Introduction
At Google’s annual developer conference, Google I/O 2025, major announcements highlighted the convergence of artificial intelligence and the web platform.
For web developers, the focus has expanded beyond cloud-hosted model endpoints. The industry is seeing a shift toward on-device AI execution, allowing developers to run lightweight LLMs directly inside the client browser.
This article reviews the key web-focused AI announcements from Google I/O 2025 and explains how they will influence frontend application architecture.
1. On-Device AI in Chrome: Standardizing Built-in AI APIs
The most talked-about web update at Google I/O 2025 was the release of Chrome’s native Built-in AI API, which runs Google’s lightweight Gemini Nano model directly in the browser.
Traditionally, adding AI features (such as summarization or translations) to a web app required hosting expensive models server-side or routing client calls through secure proxy servers to protect API keys.
Chrome’s Built-in AI changes this by offloading processing to the user’s local hardware, running tasks locally and for free.
Using the Prompt API
async function askLocalAI(promptText) {
// Verify if the browser supports the built-in Gemini Nano model
const capabilities = await ai.assistant.capabilities();
if (capabilities.available === "no") {
console.error("On-device AI is not supported in this browser environment.");
return;
}
// Spin up a new AI session thread
const session = await ai.assistant.create();
// Prompt the local model and retrieve the response
const result = await session.prompt(promptText);
// Clean up session resources
session.destroy();
return result;
}
// Usage Example
askLocalAI("Identify bugs in the following snippet and summarize corrections...")
.then(console.log);
Core Benefits
- Low Latency and Offline Support: Without network round-trips, responses resolve quickly, and applications can run even in offline or airplane modes.
- Privacy Controls: Data does not leave the user’s machine, making this approach compliant with strict privacy regulations.
- No API Overhead: Eliminates hosting costs, token usage pricing, and rate-limiting issues.
2. Gemini API Upgrades: Structured JSON Outputs
Google’s cloud-hosted Gemini API was also upgraded.
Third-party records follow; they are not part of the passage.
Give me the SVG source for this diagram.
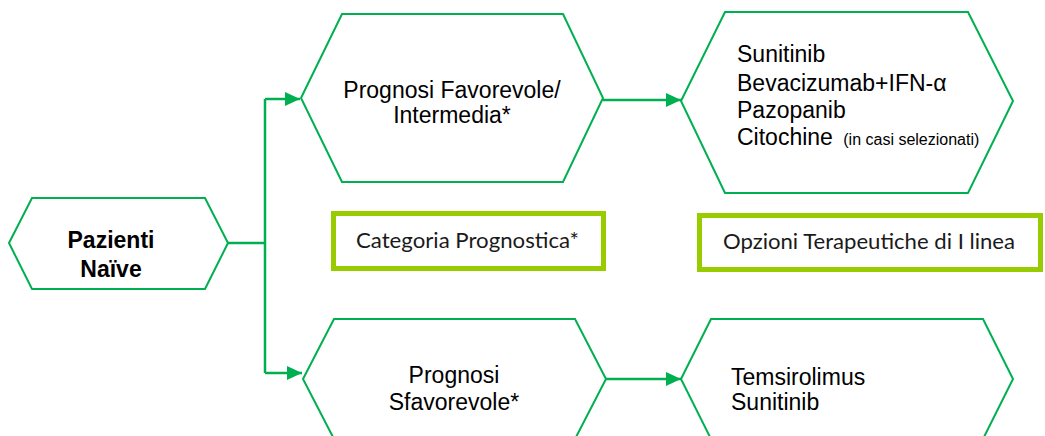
<svg xmlns="http://www.w3.org/2000/svg" width="1045" height="436" viewBox="0 0 1045 436">
<style>
.hex{fill:#fff;stroke:#00B050;stroke-width:2}
.conn{fill:none;stroke:#00B050;stroke-width:2.5}
.t{font-family:"Liberation Sans",Arial,sans-serif;font-size:23px;fill:#000}
.b{font-weight:bold}
.box{fill:#fff;stroke:#99CC00;stroke-width:5}
.bt{font-family:Lato,"Open Sans",sans-serif;font-size:21px;fill:#1a1a1a}
.s{font-size:16px}
</style>
<defs>
<marker id="arr" markerUnits="userSpaceOnUse" markerWidth="16" markerHeight="14" refX="15" refY="7" orient="auto">
<path d="M0,0 L15,7 L0,14 Z" fill="#00B050"/>
</marker>
</defs>
<rect width="1045" height="436" fill="#fff"/>
<g id="connectors">
<path class="conn" d="M228,243 H265"/>
<path class="conn" d="M265,99 V373"/>
<path class="conn" d="M265,99 H300" marker-end="url(#arr)"/>
<path class="conn" d="M265,373 H302" marker-end="url(#arr)"/>
<path class="conn" d="M603,100 H681" marker-end="url(#arr)"/>
<path class="conn" d="M606,379 H681" marker-end="url(#arr)"/>
</g>
<g id="pazienti">
<polygon class="hex" points="9,243 32,198 205,198 228,243 205,289 32,289"/>
<text class="t b" x="111" y="248" text-anchor="middle">Pazienti</text>
<text class="t b" x="111" y="277" text-anchor="middle">Naïve</text>
</g>
<g id="favorevole">
<polygon class="hex" points="301,98 342,14 563,14 603,98 563,182 342,182"/>
<text class="t" x="452" y="98" text-anchor="middle">Prognosi Favorevole/</text>
<text class="t" x="452" y="123" text-anchor="middle">Intermedia*</text>
</g>
<g id="opzioni-fav">
<polygon class="hex" points="681,101 725,12 968,12 1013,101 968,193 725,193"/>
<text class="t" x="737" y="62">Sunitinib</text>
<text class="t" x="737" y="91">Bevacizumab+IFN-α</text>
<text class="t" x="737" y="118">Pazopanib</text>
<text class="t" x="737" y="145">Citochine <tspan class="s" dx="4">(in casi selezionati)</tspan></text>
</g>
<g id="categoria">
<rect class="box" x="333.5" y="213.5" width="270" height="55"/>
<text class="bt" x="356" y="248" textLength="223" lengthAdjust="spacingAndGlyphs">Categoria Prognostica*</text>
</g>
<g id="opzioni-label">
<rect class="box" x="699.5" y="215.5" width="341" height="54"/>
<text class="bt" x="723" y="249" textLength="292" lengthAdjust="spacingAndGlyphs">Opzioni Terapeutiche di I linea</text>
</g>
<g id="sfavorevole">
<polygon class="hex" points="303,379 334,319 575,319 606,379 575,439 334,439"/>
<text class="t" x="454" y="383" text-anchor="middle">Prognosi</text>
<text class="t" x="454" y="410" text-anchor="middle">Sfavorevole*</text>
</g>
<g id="opzioni-sfav">
<polygon class="hex" points="681,379 711,319 983,319 1013,379 983,439 711,439"/>
<text class="t" x="731" y="385">Temsirolimus</text>
<text class="t" x="731" y="410">Sunitinib</text>
</g>
</svg>
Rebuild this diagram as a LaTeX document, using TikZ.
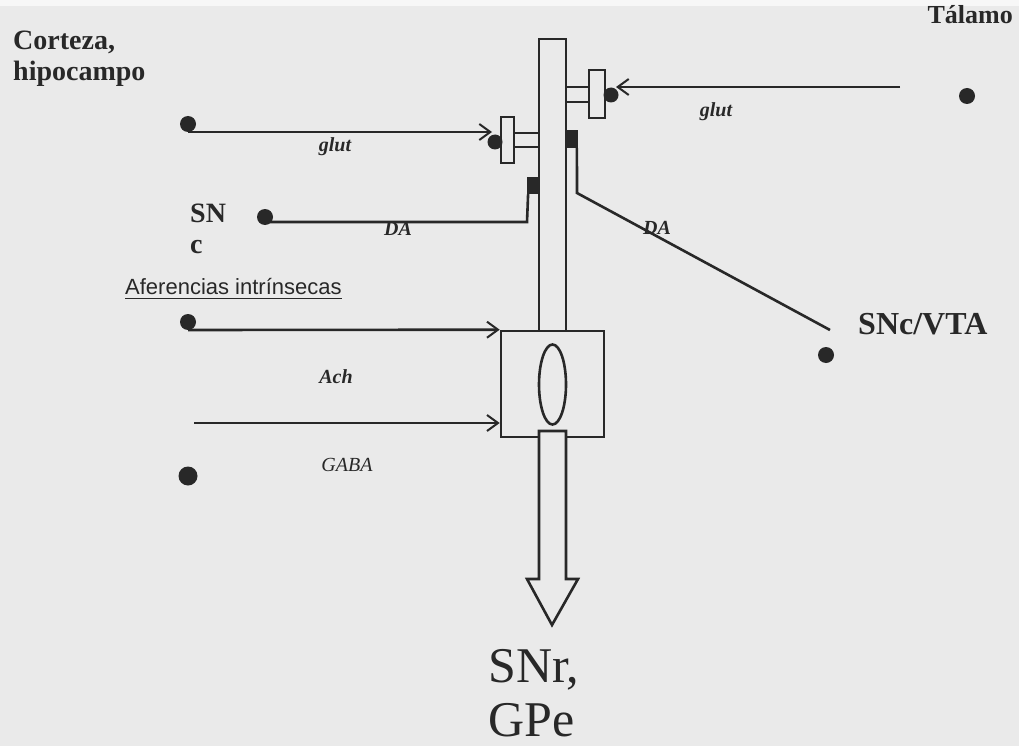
\documentclass[tikz,border=0pt]{standalone}
\usepackage{fontspec}
\setmainfont{Liberation Serif}
\newfontfamily\arialf{Liberation Sans}
\usetikzlibrary{arrows.meta}
\definecolor{bg}{RGB}{234,234,234}
\definecolor{ink}{RGB}{40,40,40}
\begin{document}
\begin{tikzpicture}[x=1pt,y=-1pt,
  ln/.style={draw=ink, line width=2.6pt},
  arr/.style={-{Straight Barb[length=11pt,width=16pt,line width=2pt]}},
  dot/.style={circle, fill=ink, inner sep=0pt, minimum size=16pt},
  boldlab/.style={font=\bfseries\fontsize{28}{28}\selectfont, text=ink, inner sep=0pt},
  inlab/.style={font=\bfseries\itshape\fontsize{20}{20}\selectfont, text=ink, inner sep=0pt},
  synbox/.style={draw=ink, line width=2.6pt, fill=bg, inner sep=0pt},
  term/.style={fill=ink, inner sep=0pt}
]
% background
\fill[bg] (0,0) rectangle (1019,746);
\fill[white!60!bg] (0,0) rectangle (1019,6);
\useasboundingbox (0,0) rectangle (1019,746);

% labels
\node[boldlab, anchor=base west] (cort) at (13,50) {Corteza,};
\node[boldlab, anchor=base west] (hipo) at (13,81) {hipocampo};
\node[boldlab, font=\bfseries\fontsize{26}{26}\selectfont, anchor=base east] (tal) at (1013,24) {Tálamo};
\node[boldlab, anchor=base west] (sn) at (190,222) {SN};
\node[boldlab, anchor=base west] (snc) at (190,253) {c};
\node[boldlab, font=\bfseries\fontsize{32}{32}\selectfont, anchor=base west] (vta) at (858,334) {SNc/VTA};
\node[anchor=base west, inner sep=0pt, text=ink, font=\arialf\fontsize{22}{22}\selectfont] (afe) at (125,294) {Aferencias intrínsecas};
\draw[ink, line width=1.8pt] ([yshift=-4.5pt]afe.base west) -- ([yshift=-4.5pt]afe.base east);
\node[anchor=base west, inner sep=0pt, text=ink, font=\fontsize{50}{50}\selectfont] (snr) at (488,682) {SNr,};
\node[anchor=base west, inner sep=0pt, text=ink, font=\fontsize{50}{50}\selectfont] (gpe) at (488,736) {GPe};

% dots
\node[dot] (dCort) at (188,124) {};
\node[dot] (dTal) at (967,96) {};
\node[dot] (dSNc) at (265,217) {};
\node[dot] (dVTA) at (826,355) {};
\node[dot] (dAf) at (188,322) {};
\node[dot, minimum height=19pt] (dGaba) at (188,476) {};

% central tube
\draw[ln] (539,331) -- (539,39) -- (566,39) -- (566,331);
% box with ellipse
\node[draw=ink, line width=2.6pt, minimum width=103pt, minimum height=106pt, inner sep=0pt] (box) at (552.5,384) {};
\draw[ln] (552.5,384.5) ellipse (13.5 and 40);
% output arrow
\draw[ln, fill=bg, line join=miter] (539,431) -- (539,579) -- (527,579) -- (552,625) -- (578,579) -- (566,579) -- (566,431) -- cycle;

% right synapse (Talamo)
\draw[ln] (566,87) -- (589,87);
\draw[ln] (566,102) -- (589,102);
\node[synbox, minimum width=16pt, minimum height=48pt] (synR) at (597,94) {};
\node[dot, minimum size=15pt] (dSynR) at (611,95) {};
\coordinate (talS) at (900,87);
\coordinate (talE) at (616,87);
\draw[ln, arr] (talS) -- (talE);

% left synapse (Corteza)
\draw[ln] (514,133) -- (539,133);
\draw[ln] (514,147) -- (539,147);
\node[synbox, minimum width=13pt, minimum height=46pt] (synL) at (507.5,140) {};
\node[dot, minimum size=15pt] (dSynL) at (495,142) {};
\coordinate (cortS) at (188,132);
\coordinate (cortE) at (492,132);
\draw[ln, arr] (cortS) -- (cortE);

% DA terminals
\node[term, minimum width=13pt, minimum height=18pt] (termR) at (571.5,139) {};
\node[term, minimum width=11pt, minimum height=17pt] (termL) at (532.5,185.5) {};
\coordinate (daR1) at (577,193);
\draw[ln] (termR.south east) ++(-1.3,0) -- (daR1) -- (830,330) coordinate (daR2);
\coordinate (daL1) at (527,222);
\draw[ln] (termL.south west) ++(1.3,0) -- (daL1) -- (dSNc.center |- daL1);

% afferents into box
\coordinate (achS) at (188,330);
\draw[ln, arr] (achS) -- (box.north west);
\coordinate (gabS) at (194,423);
\draw[ln, arr] (gabS) -- (box.west |- gabS);

% small labels
\node[inlab] (glutL) at (335,147) {glut};
\node[inlab] (glutR) at (716,112) {glut};
\node[inlab] (daL) at (398,229) {DA};
\node[inlab] (daR) at (657,228) {DA};
\node[inlab] (ach) at (336,377) {Ach};
\node[inlab, font=\itshape\fontsize{20}{20}\selectfont] (gaba) at (347,465) {GABA};
\end{tikzpicture}
\end{document}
The latest Gemini 1.5 Pro and Flash models now support structured JSON outputs out of the box via the Google AI Studio console.
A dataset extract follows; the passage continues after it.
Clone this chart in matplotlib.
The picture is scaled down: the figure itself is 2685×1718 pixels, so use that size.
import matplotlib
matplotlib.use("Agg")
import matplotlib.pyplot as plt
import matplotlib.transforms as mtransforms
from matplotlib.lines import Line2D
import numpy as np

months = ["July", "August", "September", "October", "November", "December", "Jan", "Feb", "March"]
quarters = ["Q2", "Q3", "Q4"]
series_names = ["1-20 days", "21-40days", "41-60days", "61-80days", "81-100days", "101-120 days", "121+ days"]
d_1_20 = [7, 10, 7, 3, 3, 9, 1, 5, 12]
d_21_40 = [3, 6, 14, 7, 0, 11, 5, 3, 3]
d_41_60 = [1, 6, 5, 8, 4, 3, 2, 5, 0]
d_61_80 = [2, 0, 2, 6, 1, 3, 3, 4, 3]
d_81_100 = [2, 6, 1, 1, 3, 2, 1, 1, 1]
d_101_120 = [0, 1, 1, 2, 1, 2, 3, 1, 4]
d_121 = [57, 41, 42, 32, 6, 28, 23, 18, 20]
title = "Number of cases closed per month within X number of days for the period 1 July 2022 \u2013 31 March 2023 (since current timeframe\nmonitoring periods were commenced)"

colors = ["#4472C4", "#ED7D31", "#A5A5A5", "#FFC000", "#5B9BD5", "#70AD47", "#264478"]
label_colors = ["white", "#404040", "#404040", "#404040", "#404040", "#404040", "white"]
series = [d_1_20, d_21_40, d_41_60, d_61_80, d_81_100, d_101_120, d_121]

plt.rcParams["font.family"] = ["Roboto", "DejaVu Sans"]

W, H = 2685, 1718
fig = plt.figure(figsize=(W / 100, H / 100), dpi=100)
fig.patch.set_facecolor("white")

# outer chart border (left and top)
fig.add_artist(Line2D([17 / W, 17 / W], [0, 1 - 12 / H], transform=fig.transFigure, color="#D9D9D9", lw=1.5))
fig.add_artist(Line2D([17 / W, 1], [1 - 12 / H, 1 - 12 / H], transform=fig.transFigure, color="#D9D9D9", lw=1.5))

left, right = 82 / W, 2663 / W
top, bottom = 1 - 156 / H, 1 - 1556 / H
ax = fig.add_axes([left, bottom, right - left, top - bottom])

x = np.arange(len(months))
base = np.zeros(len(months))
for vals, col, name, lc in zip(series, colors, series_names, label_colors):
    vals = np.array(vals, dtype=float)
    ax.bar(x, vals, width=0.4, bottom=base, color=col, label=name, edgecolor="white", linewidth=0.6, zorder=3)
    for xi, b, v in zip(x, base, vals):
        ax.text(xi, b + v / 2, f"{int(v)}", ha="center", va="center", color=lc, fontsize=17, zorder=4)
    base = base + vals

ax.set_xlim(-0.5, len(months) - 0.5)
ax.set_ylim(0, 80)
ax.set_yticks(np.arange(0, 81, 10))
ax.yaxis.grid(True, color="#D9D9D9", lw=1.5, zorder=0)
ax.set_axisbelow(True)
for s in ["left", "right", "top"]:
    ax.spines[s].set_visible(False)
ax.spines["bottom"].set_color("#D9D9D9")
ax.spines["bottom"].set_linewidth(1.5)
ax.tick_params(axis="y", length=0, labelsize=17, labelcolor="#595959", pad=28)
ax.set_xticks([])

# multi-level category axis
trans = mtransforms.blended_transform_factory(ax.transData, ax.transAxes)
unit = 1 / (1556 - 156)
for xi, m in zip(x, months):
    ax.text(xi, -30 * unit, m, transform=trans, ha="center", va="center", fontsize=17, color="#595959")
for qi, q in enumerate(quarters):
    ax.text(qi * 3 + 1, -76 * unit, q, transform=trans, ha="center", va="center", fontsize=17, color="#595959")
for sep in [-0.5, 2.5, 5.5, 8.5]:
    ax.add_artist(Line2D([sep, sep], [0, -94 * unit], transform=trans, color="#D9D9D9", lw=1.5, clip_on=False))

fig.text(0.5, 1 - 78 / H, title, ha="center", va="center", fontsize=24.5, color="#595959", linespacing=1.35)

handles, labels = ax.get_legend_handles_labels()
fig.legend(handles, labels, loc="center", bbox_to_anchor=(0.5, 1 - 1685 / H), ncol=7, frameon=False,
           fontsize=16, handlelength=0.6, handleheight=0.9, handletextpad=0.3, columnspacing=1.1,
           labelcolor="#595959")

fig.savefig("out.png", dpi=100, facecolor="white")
Leveraging the JavaScript SDK
The official JS/TS SDK (@google/generative-ai) has been updated to enforce JSON output matching defined schemas.
import { GoogleGenAI } from '@google/generative-ai';
const ai = new GoogleGenAI({ apiKey: process.env.GEMINI_API_KEY });
// Configure Gemini to output data matching a defined JSON schema
const response = await ai.models.generateContent({
model: 'gemini-1.5-flash',
contents: 'List three clothing recommendations based on a rainy day forecast.',
config: {
responseMimeType: 'application/json',
responseSchema: {
type: 'object',
properties: {
outfits: {
type: 'array',
items: { type: 'string' }
},
reasoning: { type: 'string' }
}
}
}
});
Enforcing structured output schemas ensures the AI output integrates reliably with your application code.
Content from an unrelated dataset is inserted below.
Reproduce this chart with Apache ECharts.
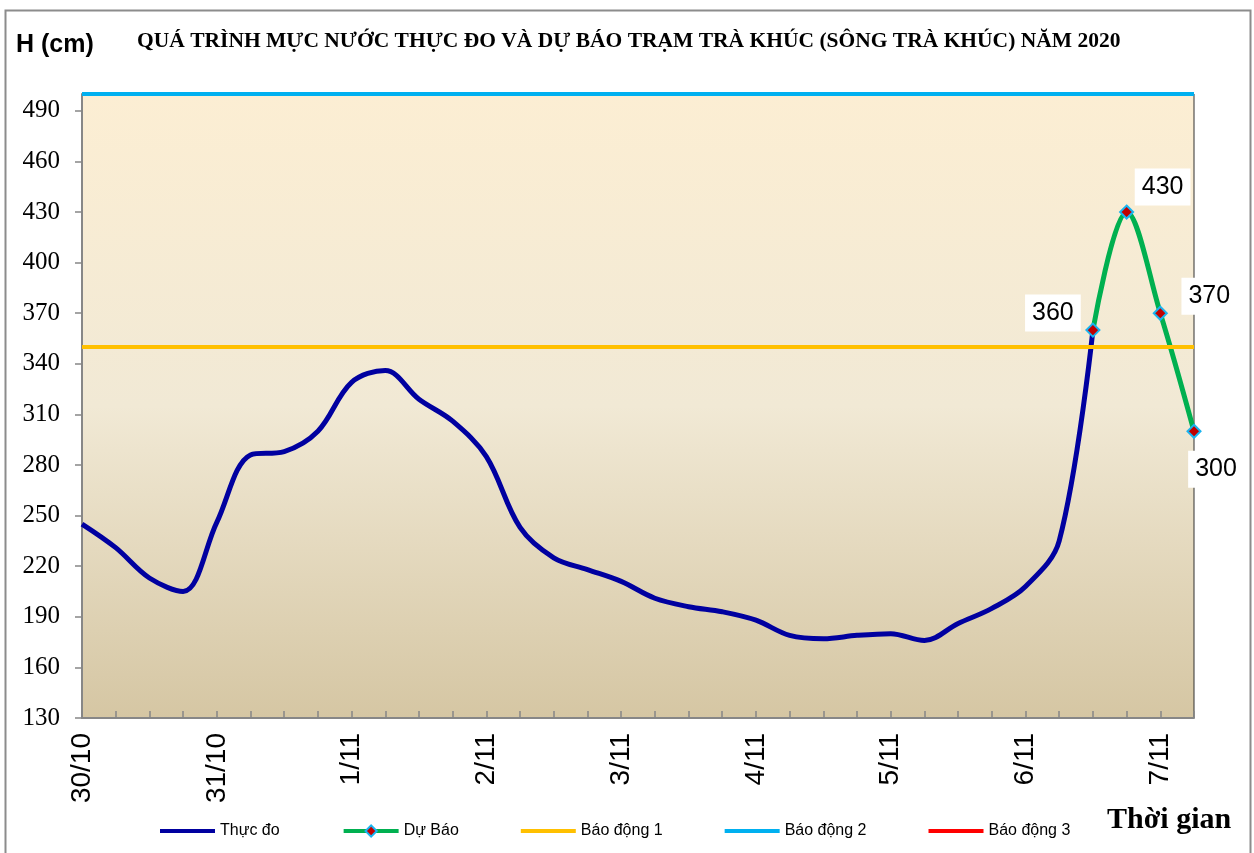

3. WebAssembly (Wasm) and WebGPU Accelerations
Google also announced updates to WebAssembly (Wasm) runtimes to support on-device AI workloads.
Chrome’s multi-threaded WebGPU support has been updated, allowing Wasm binaries (such as TensorFlow.js models) to compile and run on the host system’s GPU. This speeds up real-time in-browser media processing, model execution, and physics simulations.
Conclusion
Google I/O 2025 demonstrated that web browsers are shifting from simple display engines to native AI execution platforms.
Chrome’s Built-in AI APIs will shape how developers approach user privacy and application cost structures. Start experimenting with these native APIs to prepare for the next generation of web apps.